I am a beast. Not in the good sense, just the awkward sense. When beast tries to "invite" Belle to dinner on her first night at the castle, that sense.
I've always been shy. Yet, I love people. However, I believed gestures, actions, and meaningful silence to be the most sincere.
I'm afraid of talking because it will sound fake and insincere; so my words are brief and to the point. I assume what people are thinking and what they will understand by my silence. I assume they will understand it means things like respect and sincerity.
Instead I've found that people actually assume that it means disinterest and a lack of care (imagine that). Tender silence is easily taken as rude disinterest or a lack of initiation—which proves a lack of real affection (who knew?).
As one who has long aspired to the difficult call of full-time ministry this has been something more or less on my mind throughout the years. To minister to people they have to trust you and you have to connect with all sorts of people. I've struggled off and on to figure out how to cope with such a weakness and have mostly contented myself with developing the other gifts necessary for such a calling; until recently being told that until such a gift developed I should abandon plans for the ministry.

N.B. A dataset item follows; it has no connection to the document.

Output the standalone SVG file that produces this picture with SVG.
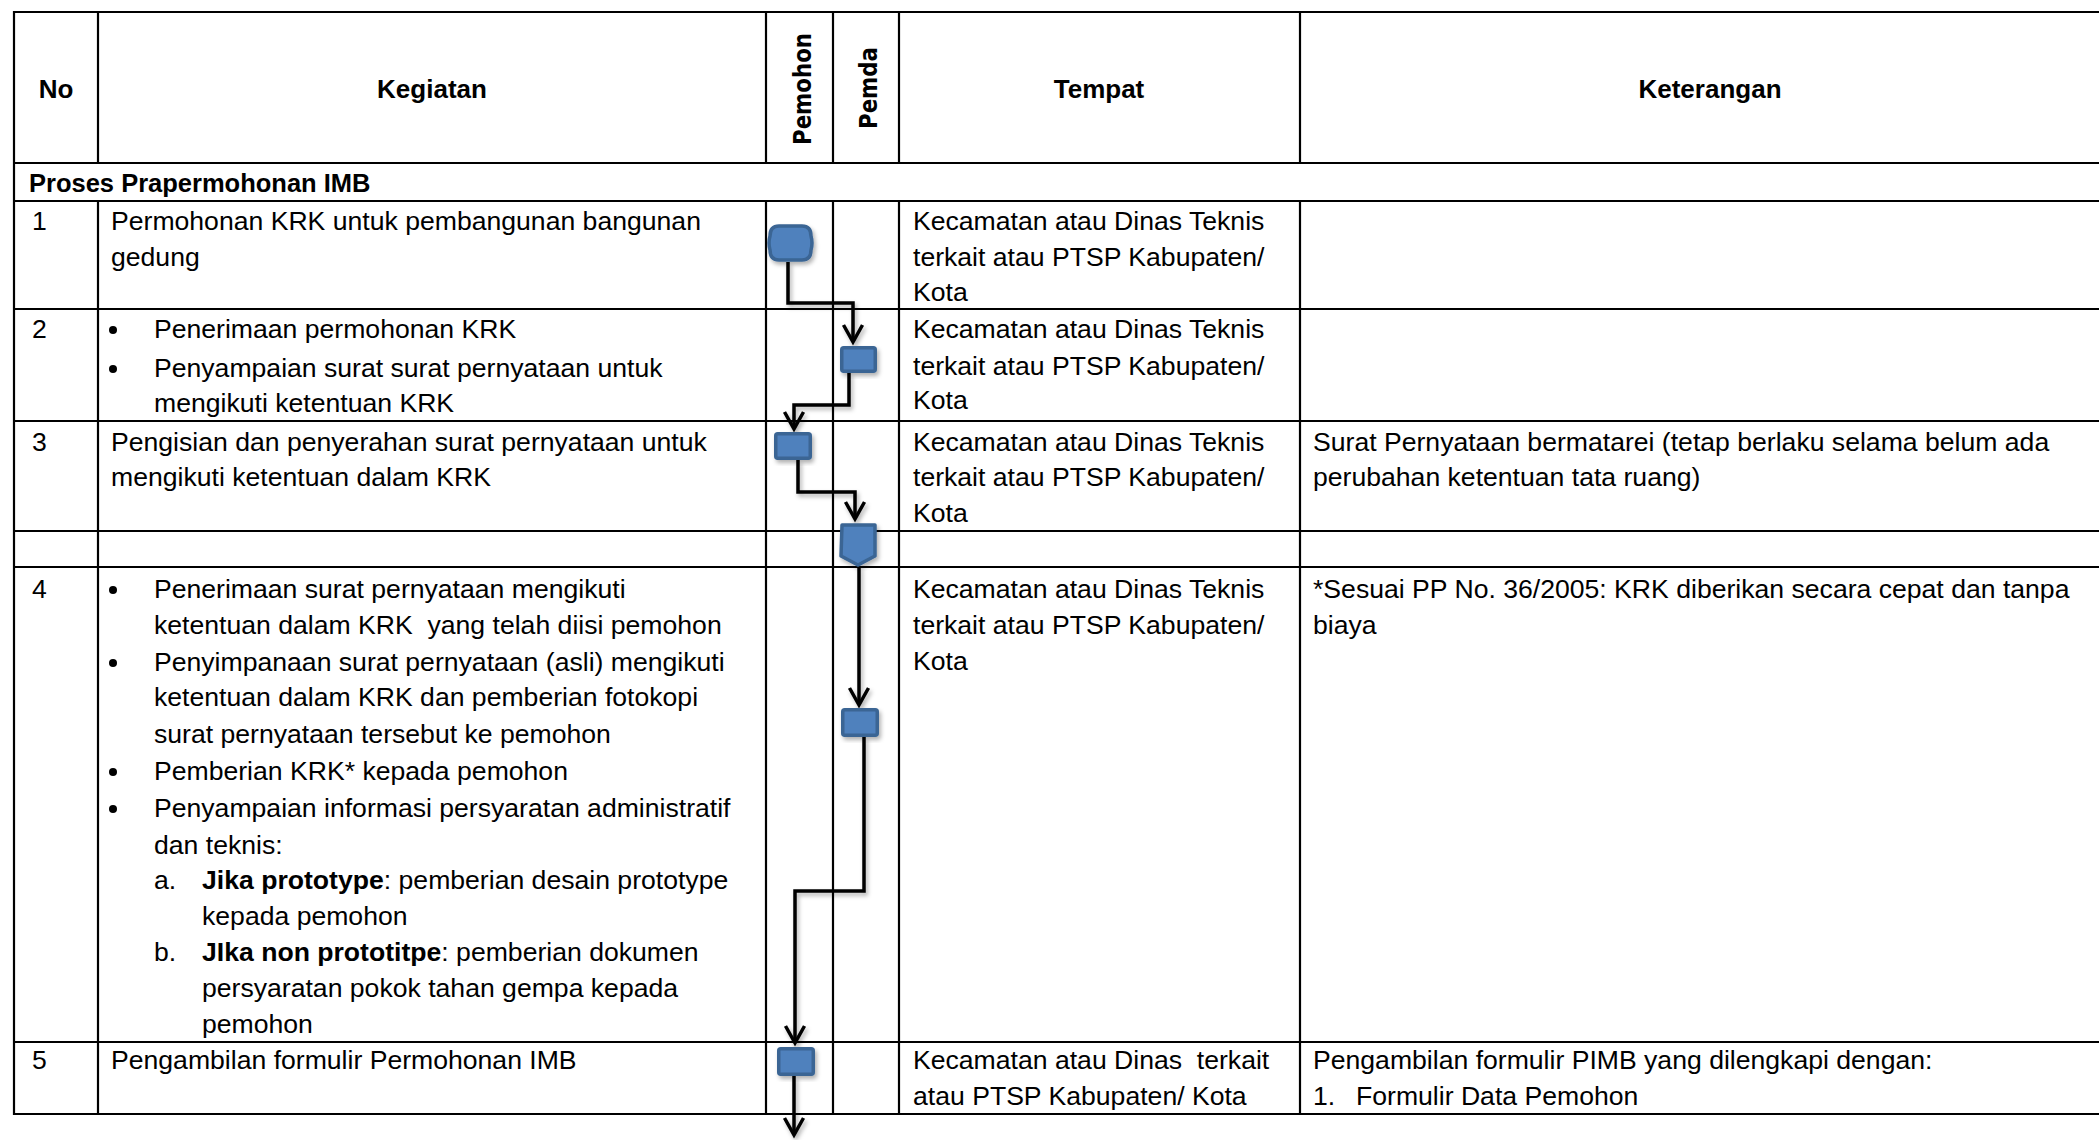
<svg xmlns="http://www.w3.org/2000/svg" width="2099" height="1140" viewBox="0 0 2099 1140">
<style>
  .grid line { stroke: #000; stroke-width: 2.2; }
  text { font-family: "Liberation Sans", Arial, sans-serif; font-size: 26.6px; fill: #000; white-space: pre; }
  .h { font-weight: bold; font-size: 26px; text-anchor: middle; }
  .hs { font-family: "DejaVu Sans", sans-serif; font-weight: bold; font-size: 24px; text-anchor: middle; }
  .b { font-weight: bold; }
  .sec { font-weight: bold; font-size: 25.5px; }
  .node { fill: #4F81BD; stroke: #3A6594; stroke-width: 3.5; stroke-linejoin: round; }
  .conn path { fill: none; stroke: #000; stroke-width: 3.5; stroke-linejoin: miter; }
  .bul { fill: #000; }
</style>
<defs>
  <filter id="sh" x="-30%" y="-30%" width="160%" height="160%">
    <feDropShadow dx="2" dy="3" stdDeviation="2" flood-color="#000" flood-opacity="0.3"/>
  </filter>
  <marker id="arr" markerUnits="userSpaceOnUse" viewBox="-20 -12 22 24" markerWidth="22" markerHeight="24" refX="0" refY="0" orient="auto" overflow="visible">
    <path d="M-17,-9.5 L0,0 L-17,9.5" fill="none" stroke="#000" stroke-width="3.5" stroke-linejoin="miter"/>
  </marker>
</defs>
<rect width="2099" height="1140" fill="#fff"/>

<g id="table" class="grid">
  <line x1="14" y1="12" x2="2099" y2="12"/>
  <line x1="14" y1="163" x2="2099" y2="163"/>
  <line x1="14" y1="201" x2="2099" y2="201"/>
  <line x1="14" y1="309" x2="2099" y2="309"/>
  <line x1="14" y1="421" x2="2099" y2="421"/>
  <line x1="14" y1="531" x2="2099" y2="531"/>
  <line x1="14" y1="567" x2="2099" y2="567"/>
  <line x1="14" y1="1042" x2="2099" y2="1042"/>
  <line x1="14" y1="1114" x2="2099" y2="1114"/>
  <line x1="14" y1="11" x2="14" y2="1115"/>
  <line x1="98" y1="12" x2="98" y2="163"/>
  <line x1="766" y1="12" x2="766" y2="163"/>
  <line x1="833" y1="12" x2="833" y2="163"/>
  <line x1="899" y1="12" x2="899" y2="163"/>
  <line x1="1300" y1="12" x2="1300" y2="163"/>
  <line x1="98" y1="201" x2="98" y2="1114"/>
  <line x1="766" y1="201" x2="766" y2="1114"/>
  <line x1="833" y1="201" x2="833" y2="1114"/>
  <line x1="899" y1="201" x2="899" y2="1114"/>
  <line x1="1300" y1="201" x2="1300" y2="1114"/>
</g>

<g id="header">
  <text class="h" x="56" y="98">No</text>
  <text class="h" x="432" y="98">Kegiatan</text>
  <text class="hs" transform="translate(811,89) rotate(-90)" textLength="112" lengthAdjust="spacingAndGlyphs">Pemohon</text>
  <text class="hs" transform="translate(877,88) rotate(-90)" textLength="82" lengthAdjust="spacingAndGlyphs">Pemda</text>
  <text class="h" x="1099" y="98">Tempat</text>
  <text class="h" x="1710" y="98">Keterangan</text>
  <text class="sec" x="29" y="192">Proses Prapermohonan IMB</text>
</g>

<g id="row1">
  <text x="32" y="230">1</text>
  <text x="111" y="230">Permohonan KRK untuk pembangunan bangunan</text>
  <text x="111" y="266">gedung</text>
  <text x="913" y="230">Kecamatan atau Dinas Teknis</text>
  <text x="913" y="266">terkait atau PTSP Kabupaten/</text>
  <text x="913" y="301">Kota</text>
</g>

<g id="row2">
  <text x="32" y="338">2</text>
  <circle class="bul" cx="113" cy="330" r="4"/>
  <text x="154" y="338">Penerimaan permohonan KRK</text>
  <circle class="bul" cx="113" cy="369" r="4"/>
  <text x="154" y="377">Penyampaian surat surat pernyataan untuk</text>
  <text x="154" y="412">mengikuti ketentuan KRK</text>
  <text x="913" y="338">Kecamatan atau Dinas Teknis</text>
  <text x="913" y="375">terkait atau PTSP Kabupaten/</text>
  <text x="913" y="409">Kota</text>
</g>

<g id="row3">
  <text x="32" y="451">3</text>
  <text x="111" y="451">Pengisian dan penyerahan surat pernyataan untuk</text>
  <text x="111" y="486">mengikuti ketentuan dalam KRK</text>
  <text x="913" y="451">Kecamatan atau Dinas Teknis</text>
  <text x="913" y="486">terkait atau PTSP Kabupaten/</text>
  <text x="913" y="522">Kota</text>
  <text x="1313" y="451">Surat Pernyataan bermatarei (tetap berlaku selama belum ada</text>
  <text x="1313" y="486">perubahan ketentuan tata ruang)</text>
</g>

<g id="row4">
  <text x="32" y="598">4</text>
  <circle class="bul" cx="113" cy="590" r="4"/>
  <text x="154" y="598">Penerimaan surat pernyataan mengikuti</text>
  <text x="154" y="634">ketentuan dalam KRK  yang telah diisi pemohon</text>
  <circle class="bul" cx="113" cy="663" r="4"/>
  <text x="154" y="671">Penyimpanaan surat pernyataan (asli) mengikuti</text>
  <text x="154" y="706">ketentuan dalam KRK dan pemberian fotokopi</text>
  <text x="154" y="743">surat pernyataan tersebut ke pemohon</text>
  <circle class="bul" cx="113" cy="772" r="4"/>
  <text x="154" y="780">Pemberian KRK* kepada pemohon</text>
  <circle class="bul" cx="113" cy="809" r="4"/>
  <text x="154" y="817">Penyampaian informasi persyaratan administratif</text>
  <text x="154" y="854">dan teknis:</text>
  <text x="154" y="889">a.</text>
  <text x="202" y="889"><tspan class="b">Jika prototype</tspan>: pemberian desain prototype</text>
  <text x="202" y="925">kepada pemohon</text>
  <text x="154" y="961">b.</text>
  <text x="202" y="961"><tspan class="b">JIka non prototitpe</tspan>: pemberian dokumen</text>
  <text x="202" y="997">persyaratan pokok tahan gempa kepada</text>
  <text x="202" y="1033">pemohon</text>
  <text x="913" y="598">Kecamatan atau Dinas Teknis</text>
  <text x="913" y="634">terkait atau PTSP Kabupaten/</text>
  <text x="913" y="670">Kota</text>
  <text x="1313" y="598">*Sesuai PP No. 36/2005: KRK diberikan secara cepat dan tanpa</text>
  <text x="1313" y="634">biaya</text>
</g>

<g id="row5">
  <text x="32" y="1069">5</text>
  <text x="111" y="1069">Pengambilan formulir Permohonan IMB</text>
  <text x="913" y="1069">Kecamatan atau Dinas  terkait</text>
  <text x="913" y="1105">atau PTSP Kabupaten/ Kota</text>
  <text x="1313" y="1069">Pengambilan formulir PIMB yang dilengkapi dengan:</text>
  <text x="1313" y="1105">1.</text>
  <text x="1356" y="1105">Formulir Data Pemohon</text>
</g>

<g id="connectors" class="conn" filter="url(#sh)">
  <path d="M788,262 V303 H853 V342" marker-end="url(#arr)"/>
  <path d="M849,373 V405 H794 V429" marker-end="url(#arr)"/>
  <path d="M798,460 V492 H855 V519" marker-end="url(#arr)"/>
  <path d="M859,567 V705" marker-end="url(#arr)"/>
  <path d="M864,737 V891 H795 V1043" marker-end="url(#arr)"/>
  <path d="M794,1076 V1135" marker-end="url(#arr)"/>
</g>

<g id="node1" filter="url(#sh)">
  <path class="node" d="M779,226 H802 Q811,226 811,236 Q813,243 811,250 Q811,260 802,260 H779 Q770,260 770,250 Q768,243 770,236 Q770,226 779,226 Z"/>
</g>
<g id="node2" filter="url(#sh)">
  <rect class="node" x="841.75" y="347.75" width="33.5" height="23.5" rx="2"/>
</g>
<g id="node3" filter="url(#sh)">
  <rect class="node" x="775.75" y="433.75" width="34.5" height="24.5" rx="2"/>
</g>
<g id="node4" filter="url(#sh)">
  <path class="node" d="M842,525 H875 V556 L858,565 L841,556 Z"/>
</g>
<g id="node5" filter="url(#sh)">
  <rect class="node" x="842.75" y="709.75" width="34.5" height="25.5" rx="2"/>
</g>
<g id="node6" filter="url(#sh)">
  <rect class="node" x="778.75" y="1048.75" width="34.5" height="25.5" rx="2"/>
</g>
</svg>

After trying so hard lately to become someone I have never really been I had become really discouraged. I began to despair of ever becoming a prince on the inside, much less the outside.
However, I have found lately that in my weakness my God is made strong. Yahweh who gave Moses the confidence and eloquence to talk to Pharaoh and preach to all Israel is making me into something I never thought I would be.
I feel as though I'm watching my life from a distance viewpoint right now. I'm seeing myself doing things that amaze me afterwards because I would never have done them before. People want you to talk to them to let them know they are appreciated and loved (strange I know), and I, who have always found small talk annoying and awkward find myself making it with complete strangers(!). I, who can never think of anything to say of relevance to current conversations between casual friends suddenly find connections coming out my ears.
Surely God can do whatever He wants. I'm looking with great to see what God will do with His servant Isaiah Paul English. Meanwhile, I myself am focused on simply loving people and showing them they are loved by God.